===== GIVEN DATA
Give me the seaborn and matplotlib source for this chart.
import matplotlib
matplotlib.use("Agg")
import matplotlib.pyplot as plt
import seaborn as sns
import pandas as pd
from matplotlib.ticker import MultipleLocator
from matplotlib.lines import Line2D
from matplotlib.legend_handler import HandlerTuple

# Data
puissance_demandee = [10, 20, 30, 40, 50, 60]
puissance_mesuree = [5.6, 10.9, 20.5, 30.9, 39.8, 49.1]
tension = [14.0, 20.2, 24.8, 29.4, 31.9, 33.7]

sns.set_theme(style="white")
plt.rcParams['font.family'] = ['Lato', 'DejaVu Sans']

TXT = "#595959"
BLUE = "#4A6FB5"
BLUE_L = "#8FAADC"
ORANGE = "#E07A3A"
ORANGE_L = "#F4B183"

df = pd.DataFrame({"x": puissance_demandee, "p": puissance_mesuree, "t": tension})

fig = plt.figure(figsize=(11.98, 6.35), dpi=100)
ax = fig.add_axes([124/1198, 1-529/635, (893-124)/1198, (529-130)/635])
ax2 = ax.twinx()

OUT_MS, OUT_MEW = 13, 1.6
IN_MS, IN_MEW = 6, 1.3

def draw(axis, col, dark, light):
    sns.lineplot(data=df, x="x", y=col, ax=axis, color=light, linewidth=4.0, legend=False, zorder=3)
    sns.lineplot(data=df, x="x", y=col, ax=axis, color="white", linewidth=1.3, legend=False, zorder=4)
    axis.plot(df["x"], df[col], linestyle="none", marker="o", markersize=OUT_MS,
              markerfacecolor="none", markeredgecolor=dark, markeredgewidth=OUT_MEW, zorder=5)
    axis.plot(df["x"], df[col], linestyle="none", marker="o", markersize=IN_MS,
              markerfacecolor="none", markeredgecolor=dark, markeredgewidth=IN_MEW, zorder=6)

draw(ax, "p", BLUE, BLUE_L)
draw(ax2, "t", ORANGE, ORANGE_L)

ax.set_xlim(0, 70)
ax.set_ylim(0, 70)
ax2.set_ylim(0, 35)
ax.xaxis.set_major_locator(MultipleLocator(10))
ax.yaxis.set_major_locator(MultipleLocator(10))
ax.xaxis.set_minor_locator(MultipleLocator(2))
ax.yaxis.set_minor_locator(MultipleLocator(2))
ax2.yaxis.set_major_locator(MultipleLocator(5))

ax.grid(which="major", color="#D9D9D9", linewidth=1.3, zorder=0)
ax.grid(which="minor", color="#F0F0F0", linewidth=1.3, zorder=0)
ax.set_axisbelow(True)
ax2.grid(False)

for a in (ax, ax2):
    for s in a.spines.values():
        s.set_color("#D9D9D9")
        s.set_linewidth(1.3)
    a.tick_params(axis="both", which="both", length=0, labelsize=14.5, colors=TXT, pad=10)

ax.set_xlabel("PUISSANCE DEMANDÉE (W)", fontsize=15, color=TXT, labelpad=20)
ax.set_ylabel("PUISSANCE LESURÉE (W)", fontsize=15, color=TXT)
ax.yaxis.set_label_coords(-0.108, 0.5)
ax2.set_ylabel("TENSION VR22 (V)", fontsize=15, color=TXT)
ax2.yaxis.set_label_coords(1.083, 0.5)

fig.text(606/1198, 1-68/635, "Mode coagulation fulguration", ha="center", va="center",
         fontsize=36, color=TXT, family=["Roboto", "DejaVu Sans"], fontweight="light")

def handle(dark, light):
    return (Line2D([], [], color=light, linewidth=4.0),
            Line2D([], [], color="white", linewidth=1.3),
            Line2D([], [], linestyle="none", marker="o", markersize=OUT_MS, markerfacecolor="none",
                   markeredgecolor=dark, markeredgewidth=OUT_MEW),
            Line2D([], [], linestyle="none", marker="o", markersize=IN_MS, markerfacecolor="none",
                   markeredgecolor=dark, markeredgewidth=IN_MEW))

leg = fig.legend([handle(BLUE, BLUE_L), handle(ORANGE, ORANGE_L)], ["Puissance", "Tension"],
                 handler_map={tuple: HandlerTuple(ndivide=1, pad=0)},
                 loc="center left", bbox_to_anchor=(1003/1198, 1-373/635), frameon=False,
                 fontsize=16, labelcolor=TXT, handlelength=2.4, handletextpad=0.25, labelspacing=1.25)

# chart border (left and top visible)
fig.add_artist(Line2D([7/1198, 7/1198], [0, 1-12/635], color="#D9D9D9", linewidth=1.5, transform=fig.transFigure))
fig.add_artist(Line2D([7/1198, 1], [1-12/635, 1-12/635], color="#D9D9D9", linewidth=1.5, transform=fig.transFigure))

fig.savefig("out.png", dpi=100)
==========
Exactly repeat the lines above, from the opening line through the one with "ax2 = ax.twinx()", and include nothing else.

Give me the seaborn and matplotlib source for this chart.
import matplotlib
matplotlib.use("Agg")
import matplotlib.pyplot as plt
import seaborn as sns
import pandas as pd
from matplotlib.ticker import MultipleLocator
from matplotlib.lines import Line2D
from matplotlib.legend_handler import HandlerTuple

# Data
puissance_demandee = [10, 20, 30, 40, 50, 60]
puissance_mesuree = [5.6, 10.9, 20.5, 30.9, 39.8, 49.1]
tension = [14.0, 20.2, 24.8, 29.4, 31.9, 33.7]

sns.set_theme(style="white")
plt.rcParams['font.family'] = ['Lato', 'DejaVu Sans']

TXT = "#595959"
BLUE = "#4A6FB5"
BLUE_L = "#8FAADC"
ORANGE = "#E07A3A"
ORANGE_L = "#F4B183"

df = pd.DataFrame({"x": puissance_demandee, "p": puissance_mesuree, "t": tension})

fig = plt.figure(figsize=(11.98, 6.35), dpi=100)
ax = fig.add_axes([124/1198, 1-529/635, (893-124)/1198, (529-130)/635])
ax2 = ax.twinx()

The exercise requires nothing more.